Forwards Alexei Ponikarovsky, James Neal, Alex Kovalev, Jarome Iginla, Brenden Morrow and Jussi Jokinen have at least two things in common. All were brought to Pittsburgh by Penguins general manager Ray Shero at or near the NHL trade deadline. None bumped fourth-liner Craig Adams from the lineup.
"I think you would have to fight Dan to get Adams out," Shero said after the Ponikarovsky deal in 2010.
Some things never change.
Penguins coach Dan Bylsma is a smart man. A team needs the Sidney Crosbys, Evgeni Malkins and Marc-Andre Fleurys to win a Stanley Cup, not to mention the Iginlas, Morrows and Jokinens. But it also needs a Craig Adams.
"I try to finish my checks," Adams was saying late Wednesday night after the Penguins blew away the New York Islanders, 5-0, in Game 1 of their playoff series. "I block shots. I try to kill penalties well. I try to win faceoffs. That's something I'm really trying to get better at. I have a little bit of experience ... "

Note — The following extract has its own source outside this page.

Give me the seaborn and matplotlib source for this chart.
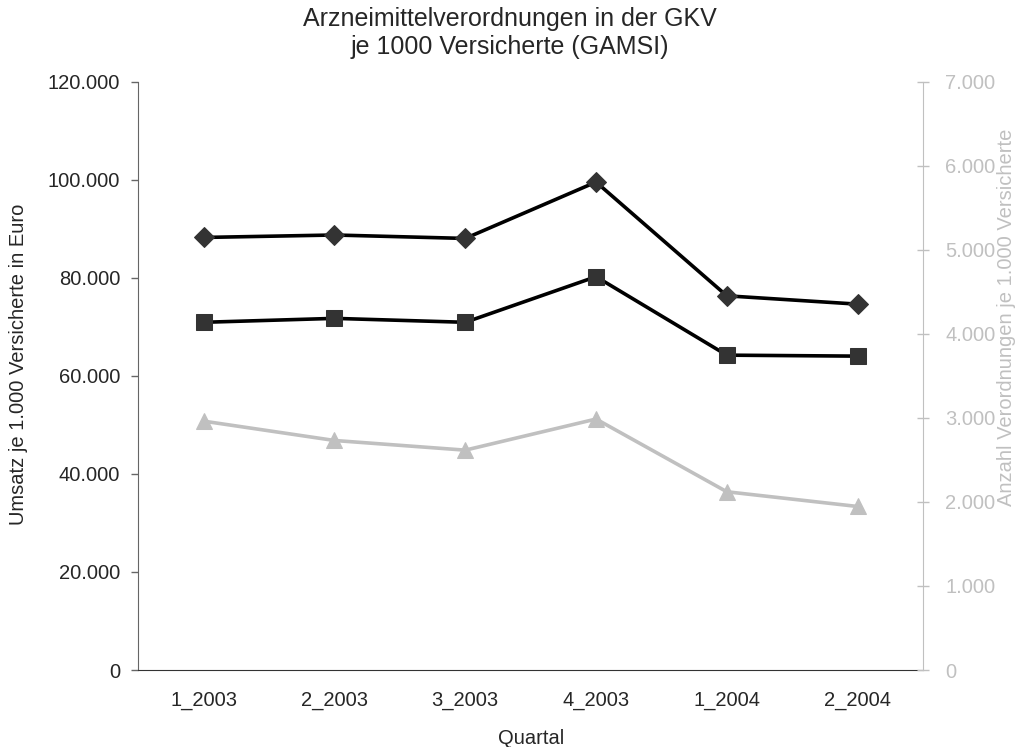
import numpy as np
import pandas as pd
import seaborn as sns
import matplotlib.pyplot as plt
from matplotlib.ticker import FuncFormatter, FixedLocator

quartale = ['1_2003', '2_2003', '3_2003', '4_2003', '1_2004', '2_2004']
umsatz_diamond = [88200, 88700, 88000, 99500, 76300, 74600]
umsatz_square = [70900, 71700, 70900, 80200, 64200, 64000]
anzahl_vo = [2960, 2730, 2615, 2985, 2120, 1945]

sns.set_style('white')
plt.rcParams['font.family'] = ['Liberation Sans', 'DejaVu Sans']

df = pd.DataFrame({'pos': np.arange(len(quartale)), 'Quartal': quartale,
                   'dia': umsatz_diamond, 'sq': umsatz_square, 'anz': anzahl_vo})

fig = plt.figure(figsize=(10.2, 7.47), dpi=100)
ax = fig.add_axes([138.3 / 1020, 1 - 670 / 747, (923 - 138.3) / 1020, (670 - 81.5) / 747])
ax2 = ax.twinx()

sns.lineplot(data=df, x='pos', y='dia', ax=ax, color='black', linewidth=2.6,
             marker='D', markersize=10, markerfacecolor='#333333', markeredgecolor='#333333', zorder=3)
sns.lineplot(data=df, x='pos', y='sq', ax=ax, color='black', linewidth=2.6,
             marker='s', markersize=11, markerfacecolor='#333333', markeredgecolor='#333333', zorder=3)
sns.lineplot(data=df, x='pos', y='anz', ax=ax2, color='#c0c0c0', linewidth=2.6,
             marker='^', markersize=12, markerfacecolor='#c0c0c0', markeredgecolor='#c0c0c0')

fmt = FuncFormatter(lambda v, p: f'{int(v):,}'.replace(',', '.'))
fs = 14.5

ax.set_xlim(-0.5, len(quartale) - 0.5)
ax.set_ylim(0, 120000)
ax.set_yticks(np.arange(0, 120001, 20000))
ax.yaxis.set_major_formatter(fmt)
ax.set_xticks(df['pos'])
ax.set_xticklabels(quartale)
ax.xaxis.set_minor_locator(FixedLocator(np.arange(-0.5, len(quartale), 1.0)))
ax.tick_params(axis='x', which='major', length=0, pad=15, labelsize=fs)
ax.tick_params(axis='x', which='minor', length=6, width=1, color='#333333', direction='out')
ax.tick_params(axis='y', length=5, width=1, color='#666666', direction='out', labelsize=fs, pad=8)
ax.set_xlabel('Quartal', fontsize=fs, labelpad=14)
ax.set_ylabel('Umsatz je 1.000 Versicherte in Euro', fontsize=fs)
ax.yaxis.set_label_coords(-0.14, 0.52)

ax2.set_ylim(0, 7000)
ax2.set_yticks(np.arange(0, 7001, 1000))
ax2.yaxis.set_major_formatter(fmt)
ax2.tick_params(axis='y', length=8, width=1, color='#c0c0c0', direction='inout',
                labelsize=fs, labelcolor='#c0c0c0', pad=12)
ax2.set_ylabel('Anzahl Verordnungen je 1.000 Versicherte', fontsize=fs, color='#c0c0c0')
ax2.yaxis.set_label_coords(1.094, 0.60)

for a in (ax, ax2):
    a.spines['top'].set_visible(False)
ax.spines['left'].set_color('#666666')
ax.spines['bottom'].set_color('#333333')
ax.spines['right'].set_visible(False)
ax2.spines['left'].set_visible(False)
ax2.spines['bottom'].set_visible(False)
ax2.spines['right'].set_color('#c0c0c0')

fig.suptitle('Arzneimittelverordnungen in der GKV\nje 1000 Versicherte (GAMSI)',
             fontsize=18, y=0.99, linespacing=1.2)

fig.savefig('out.png', dpi=100)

And energy. A lot of energy. A lot of smarts, too. It's a nice skill set for Adams, a Harvard graduate and one of the Penguins' most underappreciated players. Underappreciated by a lot of people not named Bylsma, that is.
"Obviously, Dan has given me every opportunity to have a role and be successful," Adams said. "That helps a lot. For a guy like me, the coach has to be willing to give me some responsibility. Dan has done that. I'm comfortable here."
Adams gave Bylsma just what he expected against the Islanders -- his usual solid 15 1/2 minutes. He set up the second goal with hard work around the Islanders net. He led their wingers with 3:24 of short-handed time as they killed all four of the Islanders' power plays. He had four of their 36 hits as they tried to beat the heck out of the Islanders, most of who were new to the intensity and physicality of postseason hockey.
Adams seemed most pleased with the Penguins' penalty-kill. He was embarrassed they finished 25th in the NHL this season with a 79.6 percent kill-rate. "It got to the point I stopped looking at the percentage because it was so depressing," Adams said. You might guess how he felt about the Penguins killing just 11 of 23 power plays in their six-game, first-round playoff loss last season to the Philadelphia Flyers.
"I do think we did a good job tonight," Adams said of the effort against the Islanders. "It was a good start for us."
Forwards Tyler Kennedy, Dustin Jeffrey and Joe Vitale were among the healthy scratches in Game 1. There was no word Thursday about James Neal's availability for Game 2 tonight after he left the game Wednesday night with an apparent ankle injury. If Neal somehow can go and Crosby comes back after missing the past 13 games because of a broken jaw, another forward must be scratched. It probably will be Beau Bennett or Tanner Glass. It almost certainly won't be Adams, who might be Shero's best trade-deadline acquisition considering he came to the Penguins in 2009 on waivers from the Chicago Blackhawks. Adams played mostly right wing this season, was a center on the Penguins' Cup team in 2009 and played right wing for the Carolina Hurricanes when they won the Cup in 2006.
You can add versatility to Adams' skill set.
Adams certainly knows what it will take for these Penguins to win the Cup. To put it simply: Fifteen more performances that are very similar to the one Wednesday night.
"We've got to focus every day on doing the right thing. If we do that, we're going to have success," Adams said.
"You don't win games based on who has the highest payroll or the most talented players. Everyone wanted to hand us the Cup last year. You saw how that worked out ...
"I think we've been humbled."
The playoff loss to the Flyers still stings Adams. So does the first-round loss to the Tampa Bay Lightning the spring before and the second-round loss to the Montreal Canadiens the spring before that.
"We've whiffed the past few years," Adams said. "There's a lot of pressure on us to get it right.
"You don't get that many chances. Teams like this don't come along all the time. Organizations like this don't come along all the time. Every guy in here is lucky to be a Pittsburgh Penguin."
This playoff run is especially meaningful to Adams because it could be his last with the Penguins. He turned 36 a week ago and is in the final year of his contract. Teammates Iginla, Morrow, Pascal Dupuis and Matt Cooke also will become free-agent wingers. The Penguins aren't going to be able to keep all of them even if they win the Cup.
"Of course, I want to be here, but I know everything is fluid in this business," Adams said.
Say this about Adams: Nobody lasts forever in sports, but he's giving it quite a try.